By Rod Williams - Mayor Briley has put the plan to privatize parking meters on hold. The plan would have added up to two thousand additional metered parking spots, increased rates and increased parking fines. The expansion of additional metered parking would have included residential streets near commercial hot spots such as 12th Ave South, Five Points, and Green Hills.
I am pleased to see the plan delayed. To me, the plan seems like a desperate attempt to close a hole in the budget in an election year. The plan would have paid $34 million up front which would have filled a big budget hole. I also had concerns about the way the contract was awarded.
Metro announced that it intended to award the 30-year contract to LAZ Parking Georgia, LLC and had deemed the proposal of the other bidder as non-responsive. Metro says the other bidder omitted a key financial spreadsheet to their proposal. NTN, the other bidder, says that was an inadvertent error and they would provide the missing document. NTN offered a better deal for the city.
The plan seemed desperate and rushed. Anytime a city proposes major changes, the knee jerk reaction of people is going to be opposition. I served in the Council during the time the city changed the way we pick up garbage. At one time the city operated all of the trash pickup. Garbage was picked up by metro employees from the back door of homes twice a week. Residents provided their own garbage cans.

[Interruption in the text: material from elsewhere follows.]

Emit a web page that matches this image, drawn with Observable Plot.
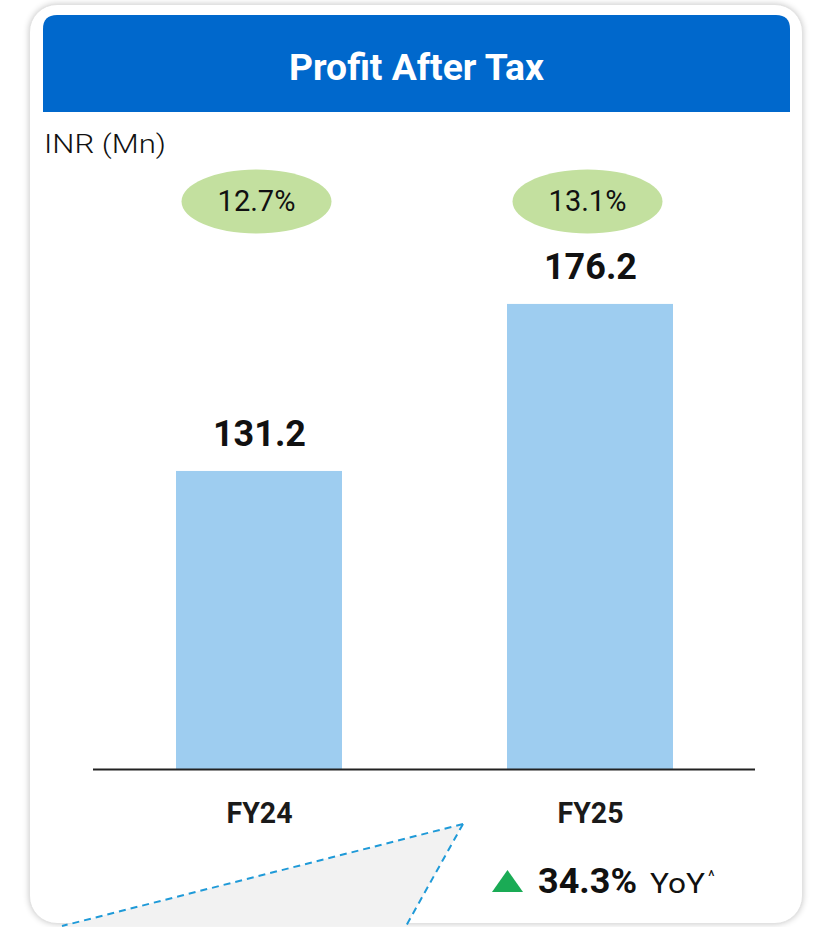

When the plan to contract with private haulers and go to once-a-week alley or curbside rather than back door twice-a-week was announced, one would have thought the sky was falling. The proposal met with widespread opposition. There was concern that metro employers would lose their job and people did not want to have to haul their own trash to the street. The plan eventually did pass and was the right thing to do and saved the city a mass amount of money over the years. Reform cannot be rushed. The concept has to be sold and objections overcome.
An election year is the wrong time to do this. I just assume the public's initial reaction is going to be opposition to change. People seeking office will take a position favored by the public in order to gain an election advantage even when the public is uninformed and having a knee jerk reaction. Politicians play politics. Many candidates for council have come out against the plan and mayoral candidates Cooper and Swain have both came out against it. In a year without an election, people can more rationally and dispassionately evaluate a proposal.
Despite being pleased that the plan is being withdrawn and despite concern with the contract bid controversy and despite concern with the lack of transparency and detail and despite thinking the proposal seemed like a rushed attempt to plug a hole in the budget, I am in favor of the concept. Here is why:
- The private sector can almost always do things better than government.
- Our parking meters are antiquated and I never carry pocket change
- Modern meters can accept phone payment, credit card payments, and additional funds remotely rather than getting up and running out of a meeting to plug the meter.
- New meters can alert those seeking a parking space to where parking spaces are available cutting down on aimless wandering hoping to find an empty space. This cuts down on street congestion.
- Meter rates can be adjusted to allow peak pricing. When there is more demand for something prices should rise.
- Metro could modernize meters without privatizing them but the cost of the modernization, the capital cost, would be high and Nashville already has excessive debt. We don't have the money to do it on our own.
- One of our highest cost of government is employee retirement and retiree health care cost. We should strive to reduce the size of the work force and avoid growing the size of the workforce whenever possible.
- We should seek alternatives to raising taxes and privatizing parking meters would bring in a lot of money. The proposed deal would have brought in about $325 million by the time the deal expired in 2049.